[Supplied information start]

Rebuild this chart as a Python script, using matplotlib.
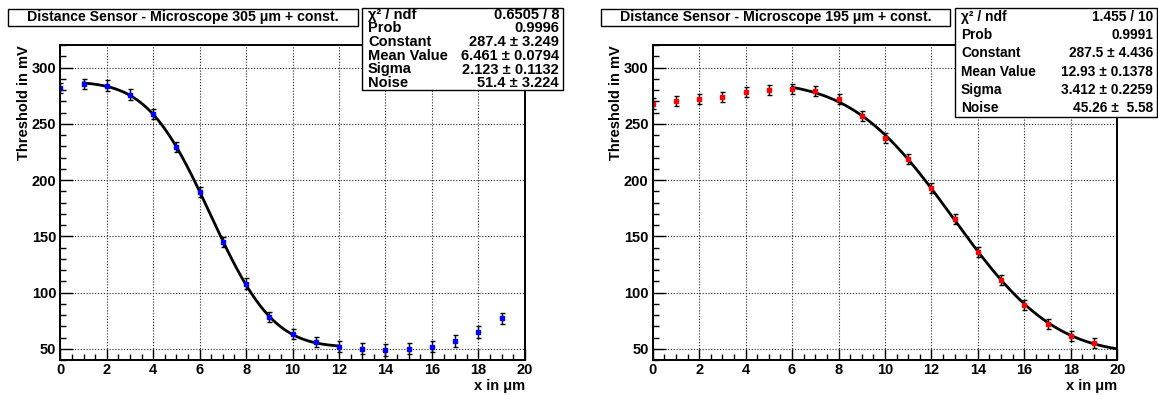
"""
Distance sensor scans, two microscope settings, erfc step fit + const.
"""

import math

import matplotlib
matplotlib.use("Agg")
import matplotlib.pyplot as plt
import numpy as np
from matplotlib.patches import Rectangle
from matplotlib.ticker import MultipleLocator

plt.rcParams['font.family'] = ['Liberation Sans', 'DejaVu Sans']
plt.rcParams['font.weight'] = 'bold'

# measured points (x in um, threshold in mV)
x_pos = [0, 1, 2, 3, 4, 5, 6, 7, 8, 9, 10, 11, 12, 13, 14, 15, 16, 17, 18, 19]

thr_305 = [282, 285, 284, 276, 259, 229, 189, 145, 108, 78, 63, 56, 52, 50, 49, 50, 52, 57, 65, 77]
err_305 = [4.5, 4.5, 4.5, 4.5, 4.5, 4.5, 4.5, 4.5, 4.5, 4.5, 4.5, 4.5, 5, 5, 5, 5, 5, 5, 5, 5]

thr_195 = [268, 270, 272, 274, 278, 280, 281, 279, 272, 257, 237, 219, 193, 165, 136, 111, 89, 72, 61, 55]
err_195 = [4.5, 4.5, 4.5, 4.5, 4.5, 4.5, 4.5, 4.5, 4.5, 4.5, 4.5, 4.5, 4.5, 4.5, 4.5, 4.5, 4.5, 4.5, 4.5, 4.5]

# fit results: constant, mean, sigma, noise ; fit range
fit_305 = [287.4, 6.461, 2.123, 51.4]
range_305 = [1, 12]
fit_195 = [287.5, 12.93, 3.412, 45.26]
range_195 = [6, 20]

stat_labels = ['\u03c7\u00b2 / ndf', 'Prob', 'Constant', 'Mean Value', 'Sigma', 'Noise']
stats_305 = ['0.6505 / 8', '0.9996', '287.4 \u00b1 3.249', '6.461 \u00b1 0.0794',
             '2.123 \u00b1 0.1132', '51.4 \u00b1 3.224']
stats_195 = ['1.455 / 10', '0.9991', '287.5 \u00b1 4.436', '12.93 \u00b1 0.1378',
             '3.412 \u00b1 0.2259', '45.26 \u00b1  5.58']

W, H = 1158, 395
erf = np.vectorize(math.erf)


def step_fit(x, p):
    const, mean, sigma, noise = p
    return (const - noise) * 0.5 * (1 - erf((x - mean) / (math.sqrt(2) * sigma))) + noise


def box(fig, x0, y0, x1, y1):
    r = Rectangle((x0 / W, 1 - y1 / H), (x1 - x0) / W, (y1 - y0) / H,
                  transform=fig.transFigure, facecolor='white', edgecolor='black', lw=1.0)
    fig.add_artist(r)


def draw_panel(fig, left_px, y, err, color, fit, frange):
    ax = fig.add_axes([left_px / W, 35 / H, 464.5 / W, 315 / H])
    ax.set_axisbelow(True)
    ax.grid(True, which='major', color='#222222', lw=0.8, linestyle=(0, (1, 1.6)))

    ax.errorbar(x_pos, y, yerr=err, fmt='s', color='black', ecolor='black',
                mfc=color, mec=color, ms=3, elinewidth=1, capsize=1.8, capthick=1)

    xf = np.linspace(frange[0], frange[1], 300)
    ax.plot(xf, step_fit(xf, fit), color='black', lw=2)

    ax.set_xlim(0, 20)
    ax.set_ylim(40, 320)
    ax.xaxis.set_major_locator(MultipleLocator(2))
    ax.xaxis.set_minor_locator(MultipleLocator(0.5))
    ax.yaxis.set_major_locator(MultipleLocator(50))
    ax.yaxis.set_minor_locator(MultipleLocator(10))
    ax.tick_params(which='both', direction='in', top=False, right=False,
                   labelsize=10.5, width=1)
    ax.tick_params(axis='x', which='major', length=8, pad=2.5)
    ax.tick_params(axis='x', which='minor', length=4)
    ax.tick_params(axis='y', which='major', length=9, pad=3)
    ax.tick_params(axis='y', which='minor', length=4.5)
    for s in ax.spines.values():
        s.set_linewidth(1.4)

    ax.set_xlabel('x in \u03bcm', fontsize=10.5, fontweight='bold')
    ax.xaxis.set_label_coords(1.0, -0.083)
    ax.xaxis.label.set_horizontalalignment('right')
    ax.xaxis.label.set_verticalalignment('center')
    ax.set_ylabel('Threshold in mV', fontsize=10.5, fontweight='bold')
    ax.yaxis.set_label_coords(-0.078, 1.0)
    ax.yaxis.label.set_verticalalignment('center')
    ax.yaxis.label.set_horizontalalignment('right')
    return ax


def draw_header(fig, title, tx0, tx1, sx0, sx1, sy1, values, fsize):
    box(fig, tx0, 9, tx1, 26)
    fig.text((tx0 + tx1) / 2 / W, 1 - 17.5 / H, title, ha='center', va='center',
             fontsize=10.2, fontweight='bold')
    box(fig, sx0, 8, sx1, sy1)
    row = (sy1 - 8) / 6
    for i, (lab, val) in enumerate(zip(stat_labels, values)):
        yc = 1 - (8 + row * (i + 0.5)) / H
        fig.text((sx0 + 6) / W, yc, lab, ha='left', va='center', fontsize=fsize, fontweight='bold')
        fig.text((sx1 - 4) / W, yc, val, ha='right', va='center', fontsize=fsize, fontweight='bold')


fig = plt.figure(figsize=(W / 100, H / 100), dpi=100)

draw_panel(fig, 60.3, thr_305, err_305, '#0000ff', fit_305, range_305)
draw_panel(fig, 652.7, thr_195, err_195, '#ff0000', fit_195, range_195)

draw_header(fig, 'Distance Sensor - Microscope 305 \u03bcm + const.', 8, 358, 362, 563, 90, stats_305, 10.5)
draw_header(fig, 'Distance Sensor - Microscope 195 \u03bcm + const.', 601, 950, 955, 1157, 117, stats_195, 9.9)

fig.savefig('out.png', dpi=100)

[Supplied information end]

Exercise details | Write out the whole listing exactly, and drop the pictures.

Response to the exercise |
Rebuild this chart as a Python script, using matplotlib.
"""
Distance sensor scans, two microscope settings, erfc step fit + const.
"""

import math

import matplotlib
matplotlib.use("Agg")
import matplotlib.pyplot as plt
import numpy as np
from matplotlib.patches import Rectangle
from matplotlib.ticker import MultipleLocator

plt.rcParams['font.family'] = ['Liberation Sans', 'DejaVu Sans']
plt.rcParams['font.weight'] = 'bold'

# measured points (x in um, threshold in mV)
x_pos = [0, 1, 2, 3, 4, 5, 6, 7, 8, 9, 10, 11, 12, 13, 14, 15, 16, 17, 18, 19]

thr_305 = [282, 285, 284, 276, 259, 229, 189, 145, 108, 78, 63, 56, 52, 50, 49, 50, 52, 57, 65, 77]
err_305 = [4.5, 4.5, 4.5, 4.5, 4.5, 4.5, 4.5, 4.5, 4.5, 4.5, 4.5, 4.5, 5, 5, 5, 5, 5, 5, 5, 5]

thr_195 = [268, 270, 272, 274, 278, 280, 281, 279, 272, 257, 237, 219, 193, 165, 136, 111, 89, 72, 61, 55]
err_195 = [4.5, 4.5, 4.5, 4.5, 4.5, 4.5, 4.5, 4.5, 4.5, 4.5, 4.5, 4.5, 4.5, 4.5, 4.5, 4.5, 4.5, 4.5, 4.5, 4.5]

# fit results: constant, mean, sigma, noise ; fit range
fit_305 = [287.4, 6.461, 2.123, 51.4]
range_305 = [1, 12]
fit_195 = [287.5, 12.93, 3.412, 45.26]
range_195 = [6, 20]

stat_labels = ['\u03c7\u00b2 / ndf', 'Prob', 'Constant', 'Mean Value', 'Sigma', 'Noise']
stats_305 = ['0.6505 / 8', '0.9996', '287.4 \u00b1 3.249', '6.461 \u00b1 0.0794',
             '2.123 \u00b1 0.1132', '51.4 \u00b1 3.224']
stats_195 = ['1.455 / 10', '0.9991', '287.5 \u00b1 4.436', '12.93 \u00b1 0.1378',
             '3.412 \u00b1 0.2259', '45.26 \u00b1  5.58']

W, H = 1158, 395
erf = np.vectorize(math.erf)


def step_fit(x, p):
    const, mean, sigma, noise = p
    return (const - noise) * 0.5 * (1 - erf((x - mean) / (math.sqrt(2) * sigma))) + noise


def box(fig, x0, y0, x1, y1):
    r = Rectangle((x0 / W, 1 - y1 / H), (x1 - x0) / W, (y1 - y0) / H,
                  transform=fig.transFigure, facecolor='white', edgecolor='black', lw=1.0)
    fig.add_artist(r)


def draw_panel(fig, left_px, y, err, color, fit, frange):
    ax = fig.add_axes([left_px / W, 35 / H, 464.5 / W, 315 / H])
    ax.set_axisbelow(True)
    ax.grid(True, which='major', color='#222222', lw=0.8, linestyle=(0, (1, 1.6)))

    ax.errorbar(x_pos, y, yerr=err, fmt='s', color='black', ecolor='black',
                mfc=color, mec=color, ms=3, elinewidth=1, capsize=1.8, capthick=1)

    xf = np.linspace(frange[0], frange[1], 300)
    ax.plot(xf, step_fit(xf, fit), color='black', lw=2)

    ax.set_xlim(0, 20)
    ax.set_ylim(40, 320)
    ax.xaxis.set_major_locator(MultipleLocator(2))
    ax.xaxis.set_minor_locator(MultipleLocator(0.5))
    ax.yaxis.set_major_locator(MultipleLocator(50))
    ax.yaxis.set_minor_locator(MultipleLocator(10))
    ax.tick_params(which='both', direction='in', top=False, right=False,
                   labelsize=10.5, width=1)
    ax.tick_params(axis='x', which='major', length=8, pad=2.5)
    ax.tick_params(axis='x', which='minor', length=4)
    ax.tick_params(axis='y', which='major', length=9, pad=3)
    ax.tick_params(axis='y', which='minor', length=4.5)
    for s in ax.spines.values():
        s.set_linewidth(1.4)

    ax.set_xlabel('x in \u03bcm', fontsize=10.5, fontweight='bold')
    ax.xaxis.set_label_coords(1.0, -0.083)
    ax.xaxis.label.set_horizontalalignment('right')
    ax.xaxis.label.set_verticalalignment('center')
    ax.set_ylabel('Threshold in mV', fontsize=10.5, fontweight='bold')
    ax.yaxis.set_label_coords(-0.078, 1.0)
    ax.yaxis.label.set_verticalalignment('center')
    ax.yaxis.label.set_horizontalalignment('right')
    return ax


def draw_header(fig, title, tx0, tx1, sx0, sx1, sy1, values, fsize):
    box(fig, tx0, 9, tx1, 26)
    fig.text((tx0 + tx1) / 2 / W, 1 - 17.5 / H, title, ha='center', va='center',
             fontsize=10.2, fontweight='bold')
    box(fig, sx0, 8, sx1, sy1)
    row = (sy1 - 8) / 6
    for i, (lab, val) in enumerate(zip(stat_labels, values)):
        yc = 1 - (8 + row * (i + 0.5)) / H
        fig.text((sx0 + 6) / W, yc, lab, ha='left', va='center', fontsize=fsize, fontweight='bold')
        fig.text((sx1 - 4) / W, yc, val, ha='right', va='center', fontsize=fsize, fontweight='bold')


fig = plt.figure(figsize=(W / 100, H / 100), dpi=100)

draw_panel(fig, 60.3, thr_305, err_305, '#0000ff', fit_305, range_305)
draw_panel(fig, 652.7, thr_195, err_195, '#ff0000', fit_195, range_195)

draw_header(fig, 'Distance Sensor - Microscope 305 \u03bcm + const.', 8, 358, 362, 563, 90, stats_305, 10.5)
draw_header(fig, 'Distance Sensor - Microscope 195 \u03bcm + const.', 601, 950, 955, 1157, 117, stats_195, 9.9)

fig.savefig('out.png', dpi=100)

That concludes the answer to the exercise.